▶ Task brief
Reproduce the listing below exactly, beginning with its first line and ending with the line that holds "['1e-8', '1e-7', '1e-6', '1e-5', '1e-4', '1e-3'];"; pictures are not part of the copy.

'''

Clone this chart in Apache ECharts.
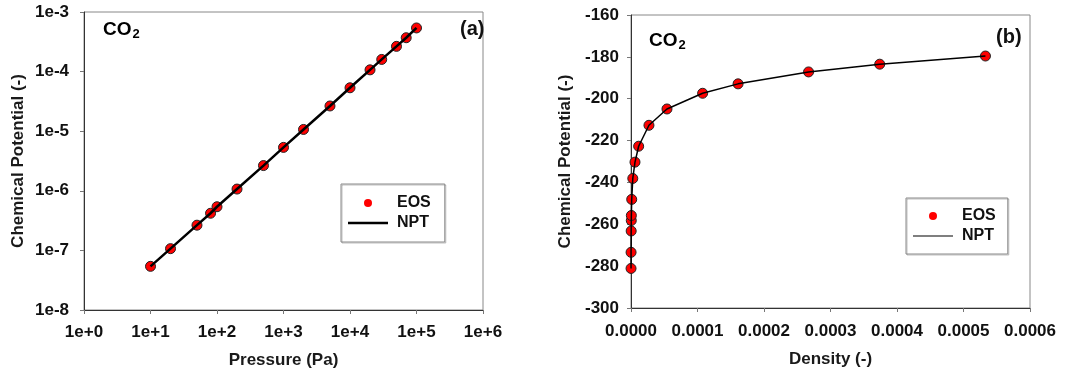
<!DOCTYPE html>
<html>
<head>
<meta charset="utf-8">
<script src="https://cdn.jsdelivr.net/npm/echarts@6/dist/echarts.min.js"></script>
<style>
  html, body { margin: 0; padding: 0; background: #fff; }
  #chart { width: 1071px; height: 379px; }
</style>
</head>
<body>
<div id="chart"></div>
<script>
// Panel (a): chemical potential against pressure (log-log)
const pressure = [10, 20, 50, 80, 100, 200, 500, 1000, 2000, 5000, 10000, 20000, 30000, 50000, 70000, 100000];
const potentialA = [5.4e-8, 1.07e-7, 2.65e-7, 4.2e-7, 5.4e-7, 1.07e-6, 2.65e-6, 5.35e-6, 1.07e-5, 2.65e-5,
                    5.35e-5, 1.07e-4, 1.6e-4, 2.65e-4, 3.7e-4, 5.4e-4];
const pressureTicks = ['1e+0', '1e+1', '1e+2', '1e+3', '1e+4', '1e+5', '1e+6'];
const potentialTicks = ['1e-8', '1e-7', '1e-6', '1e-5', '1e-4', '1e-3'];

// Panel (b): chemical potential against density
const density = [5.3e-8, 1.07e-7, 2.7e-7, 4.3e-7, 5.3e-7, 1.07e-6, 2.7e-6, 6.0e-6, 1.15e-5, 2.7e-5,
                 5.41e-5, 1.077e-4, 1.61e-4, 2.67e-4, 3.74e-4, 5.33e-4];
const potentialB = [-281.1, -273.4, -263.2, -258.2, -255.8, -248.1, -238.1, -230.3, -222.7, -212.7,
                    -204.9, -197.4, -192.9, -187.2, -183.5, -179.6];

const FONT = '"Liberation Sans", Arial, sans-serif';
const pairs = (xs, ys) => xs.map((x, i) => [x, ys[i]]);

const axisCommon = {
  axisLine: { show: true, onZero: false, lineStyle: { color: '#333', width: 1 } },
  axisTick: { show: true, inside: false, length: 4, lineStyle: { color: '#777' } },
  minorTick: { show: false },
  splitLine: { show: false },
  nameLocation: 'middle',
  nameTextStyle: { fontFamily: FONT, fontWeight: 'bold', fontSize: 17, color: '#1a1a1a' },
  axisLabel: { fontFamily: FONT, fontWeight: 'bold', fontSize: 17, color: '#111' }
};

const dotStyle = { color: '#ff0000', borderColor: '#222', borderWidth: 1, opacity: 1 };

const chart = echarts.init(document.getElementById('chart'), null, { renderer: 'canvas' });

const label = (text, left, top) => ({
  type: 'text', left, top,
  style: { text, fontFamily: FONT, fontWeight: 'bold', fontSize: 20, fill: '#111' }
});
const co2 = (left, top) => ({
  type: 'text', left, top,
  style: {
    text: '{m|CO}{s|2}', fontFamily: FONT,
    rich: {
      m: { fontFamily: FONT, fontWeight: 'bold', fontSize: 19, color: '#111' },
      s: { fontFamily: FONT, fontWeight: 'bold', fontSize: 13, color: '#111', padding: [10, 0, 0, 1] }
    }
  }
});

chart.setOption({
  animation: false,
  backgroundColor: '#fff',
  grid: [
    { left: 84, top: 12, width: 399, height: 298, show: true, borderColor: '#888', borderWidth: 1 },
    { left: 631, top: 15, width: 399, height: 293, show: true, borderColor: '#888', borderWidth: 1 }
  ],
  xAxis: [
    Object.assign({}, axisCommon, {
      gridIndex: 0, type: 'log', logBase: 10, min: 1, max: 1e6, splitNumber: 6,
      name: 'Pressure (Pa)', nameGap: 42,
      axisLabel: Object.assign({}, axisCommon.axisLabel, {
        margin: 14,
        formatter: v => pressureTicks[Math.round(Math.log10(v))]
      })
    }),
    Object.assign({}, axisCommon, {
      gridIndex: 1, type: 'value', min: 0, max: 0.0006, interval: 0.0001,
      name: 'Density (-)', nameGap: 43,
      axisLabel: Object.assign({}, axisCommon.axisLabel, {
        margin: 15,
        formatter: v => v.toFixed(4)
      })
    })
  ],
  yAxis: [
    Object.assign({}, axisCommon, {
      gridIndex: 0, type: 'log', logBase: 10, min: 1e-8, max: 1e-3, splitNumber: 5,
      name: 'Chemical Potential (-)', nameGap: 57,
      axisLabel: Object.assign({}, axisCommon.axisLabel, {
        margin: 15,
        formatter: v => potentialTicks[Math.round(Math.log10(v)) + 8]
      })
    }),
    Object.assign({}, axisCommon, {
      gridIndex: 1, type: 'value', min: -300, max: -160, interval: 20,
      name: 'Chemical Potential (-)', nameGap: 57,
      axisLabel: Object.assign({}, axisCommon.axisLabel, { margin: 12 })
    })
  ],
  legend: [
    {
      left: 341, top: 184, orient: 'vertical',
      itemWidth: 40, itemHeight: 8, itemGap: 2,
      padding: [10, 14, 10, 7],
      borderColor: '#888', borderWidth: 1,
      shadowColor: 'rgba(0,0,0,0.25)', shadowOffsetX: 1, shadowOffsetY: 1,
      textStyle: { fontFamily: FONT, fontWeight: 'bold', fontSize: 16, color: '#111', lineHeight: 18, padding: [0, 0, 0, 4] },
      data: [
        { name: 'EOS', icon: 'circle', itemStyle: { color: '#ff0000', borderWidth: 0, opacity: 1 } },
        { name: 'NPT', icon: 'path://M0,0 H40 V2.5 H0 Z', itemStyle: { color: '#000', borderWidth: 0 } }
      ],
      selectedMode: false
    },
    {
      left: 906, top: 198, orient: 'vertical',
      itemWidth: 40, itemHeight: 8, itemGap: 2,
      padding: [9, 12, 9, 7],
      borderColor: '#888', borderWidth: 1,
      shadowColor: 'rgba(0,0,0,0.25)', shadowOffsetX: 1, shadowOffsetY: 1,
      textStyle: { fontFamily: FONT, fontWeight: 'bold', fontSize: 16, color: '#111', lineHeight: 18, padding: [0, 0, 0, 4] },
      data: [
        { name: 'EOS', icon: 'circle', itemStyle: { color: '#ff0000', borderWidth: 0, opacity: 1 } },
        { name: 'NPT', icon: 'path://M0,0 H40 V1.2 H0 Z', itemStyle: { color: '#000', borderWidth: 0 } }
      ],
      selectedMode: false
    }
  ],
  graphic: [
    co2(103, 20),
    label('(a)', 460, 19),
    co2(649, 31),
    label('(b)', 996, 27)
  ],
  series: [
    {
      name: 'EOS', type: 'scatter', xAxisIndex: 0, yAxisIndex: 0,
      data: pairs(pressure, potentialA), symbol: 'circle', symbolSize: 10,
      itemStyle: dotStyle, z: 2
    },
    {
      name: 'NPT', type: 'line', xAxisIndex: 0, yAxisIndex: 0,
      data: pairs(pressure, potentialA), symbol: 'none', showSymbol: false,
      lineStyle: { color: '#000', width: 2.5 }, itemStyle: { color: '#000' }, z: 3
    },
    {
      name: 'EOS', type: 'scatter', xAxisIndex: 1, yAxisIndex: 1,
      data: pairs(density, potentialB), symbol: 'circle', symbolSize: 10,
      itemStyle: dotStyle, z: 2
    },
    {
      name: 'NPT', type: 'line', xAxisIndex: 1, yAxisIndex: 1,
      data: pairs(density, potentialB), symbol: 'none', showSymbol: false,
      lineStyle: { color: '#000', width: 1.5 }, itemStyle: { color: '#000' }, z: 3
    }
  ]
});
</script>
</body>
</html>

'''

▶ The result
Clone this chart in Apache ECharts.
<!DOCTYPE html>
<html>
<head>
<meta charset="utf-8">
<script src="https://cdn.jsdelivr.net/npm/echarts@6/dist/echarts.min.js"></script>
<style>
  html, body { margin: 0; padding: 0; background: #fff; }
  #chart { width: 1071px; height: 379px; }
</style>
</head>
<body>
<div id="chart"></div>
<script>
// Panel (a): chemical potential against pressure (log-log)
const pressure = [10, 20, 50, 80, 100, 200, 500, 1000, 2000, 5000, 10000, 20000, 30000, 50000, 70000, 100000];
const potentialA = [5.4e-8, 1.07e-7, 2.65e-7, 4.2e-7, 5.4e-7, 1.07e-6, 2.65e-6, 5.35e-6, 1.07e-5, 2.65e-5,
                    5.35e-5, 1.07e-4, 1.6e-4, 2.65e-4, 3.7e-4, 5.4e-4];
const pressureTicks = ['1e+0', '1e+1', '1e+2', '1e+3', '1e+4', '1e+5', '1e+6'];
const potentialTicks = ['1e-8', '1e-7', '1e-6', '1e-5', '1e-4', '1e-3'];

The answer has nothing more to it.